La note d’orientation, comme les travaux qui ont filtré, restent étonnamment silencieux sur cette question. Question qui sans nul doute implique une «aide extérieure» (doux euphémisme) importante, quand bien même le pays réussirait à mobiliser au maximum ses propres ressources (emprunts publics et crédits bancaires).
Cela étant, et compte tenu du fait que l’essentiel des investissements seront consacrés à l’achat d’équipements et d’intrants étrangers, il n’est pas excessif de supposer que 60% des 107 milliards DT de financements devraient être en devises fortes. On aboutit à un montant considérable de 64 milliards DT sur 5 ans… Du jamais vu !
Sauf que cette nouvelle dette (9 puis crescendo jusqu’à 16 milliards DT en fin de période) va venir se greffer sur la dette existante.
Le taux d’endettement passerait de 52% à 83% propulsant la charge de remboursement à des sommets : de l’ordre de 11%, aujourd’hui, à près de 15% en 2020. Intenable !
Si l’on ajoute à cela le puissant mouvement d’importations de biens d’équipement, le déficit courant devrait exploser et ce ne sont plus les quelques 120 jours de réserves qui pourront endiguer l’énorme besoin de devises. Une crise de liquidité pourrait ainsi survenir à tout moment. Insoutenable !
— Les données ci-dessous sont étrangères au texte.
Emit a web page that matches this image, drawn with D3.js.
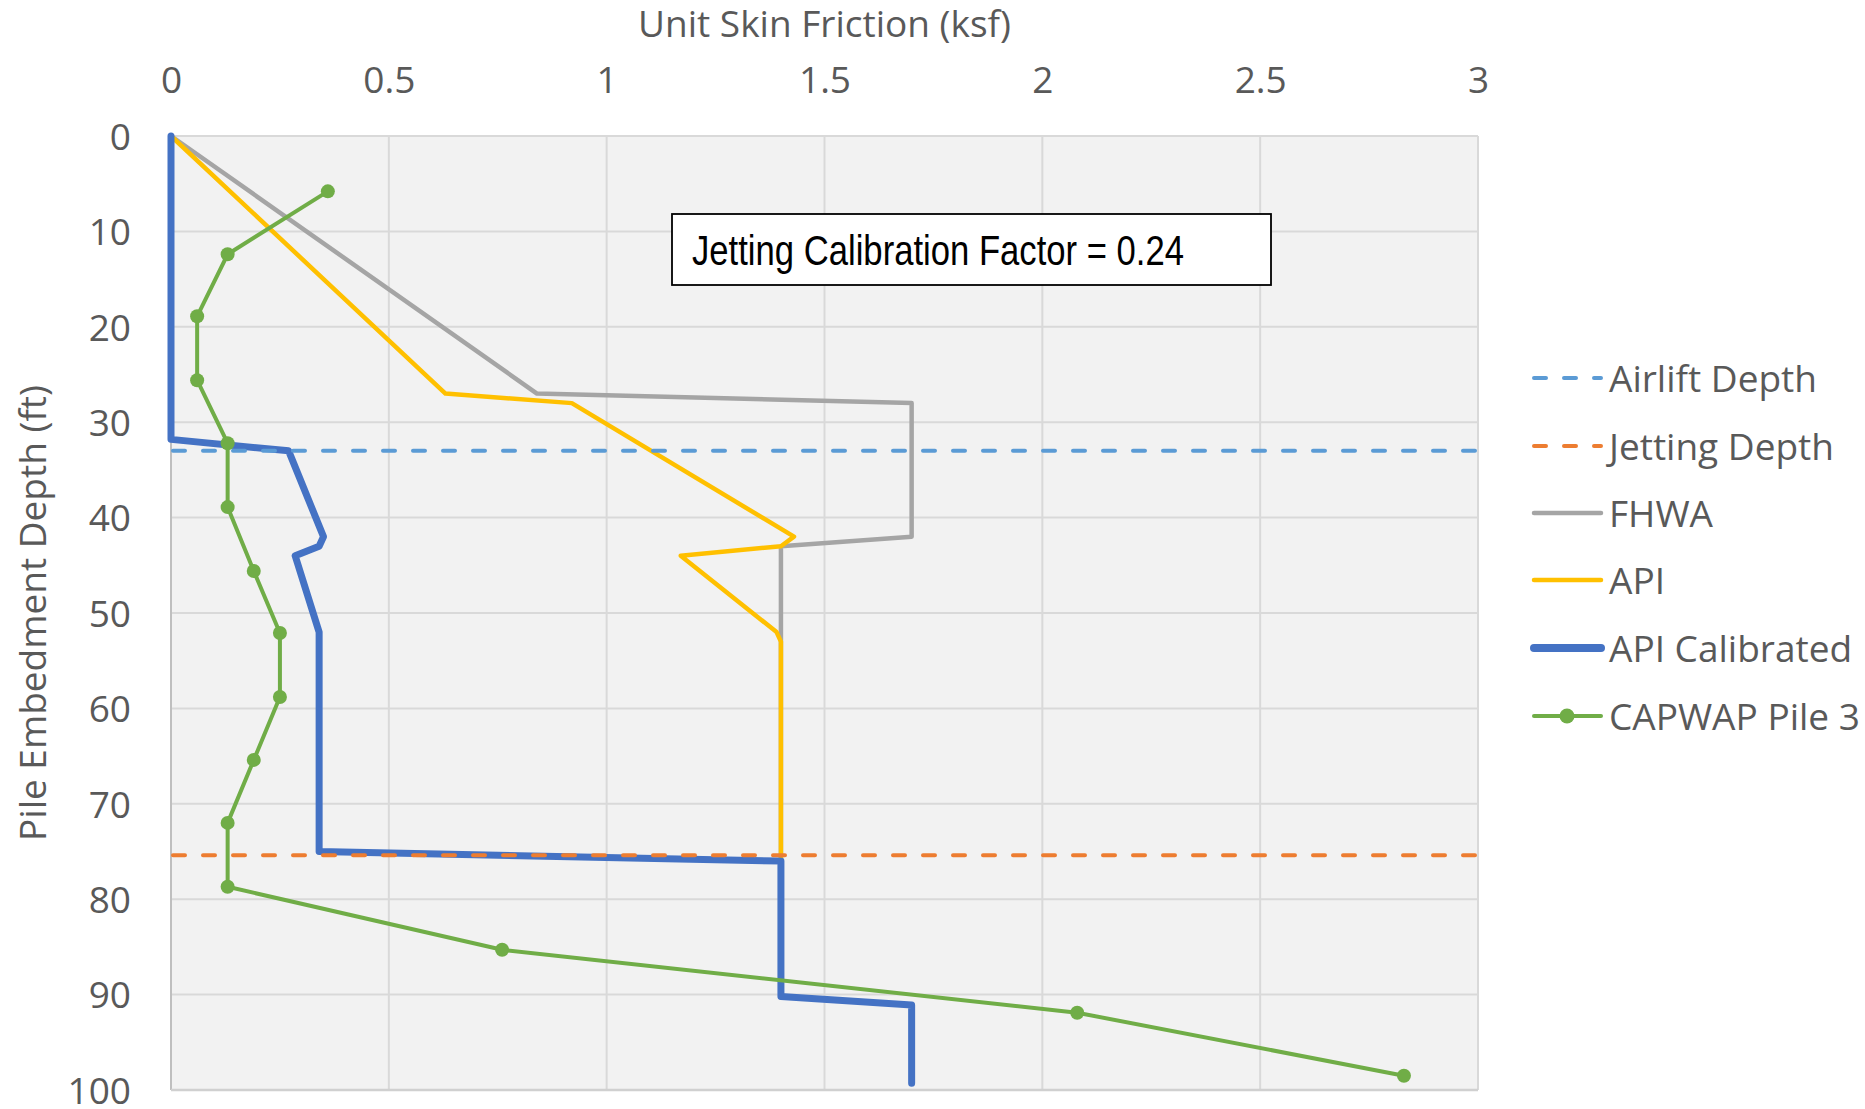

Il est vrai que les rédacteurs tablent sur un cheminement agressif de la croissance. Très rapidement un retour à la normale, mais plus de 7% voire même 8%, les 3 dernières années. Irrecevable !
Un exercice qui semble avoir été fait sur un coin de table avec un tableur Excel. Car derrière ces chiffres de croissance, d’investissements, étonnants et pour ainsi dire extraordinaires, se cachent des réalités : le quadruplement de projets et de structures nouvelles, de la préexistence de main d’œuvre hautement qualifiée et disponible, une efficacité retrouvée de tous les rouages de l’Etat, etc…
On a peine à adhérer à cette vision, à cette perspective de changement. Peu pertinente du point de vue de sa finalité sociale.
Dubitatif et sceptique quant au bien-fondé des hypothèses chiffrées.
Alors un simple souhait : revisitez votre copie dans l’espoir cette fois ci de nous convaincre.
* Docteur d’état en économie du développement.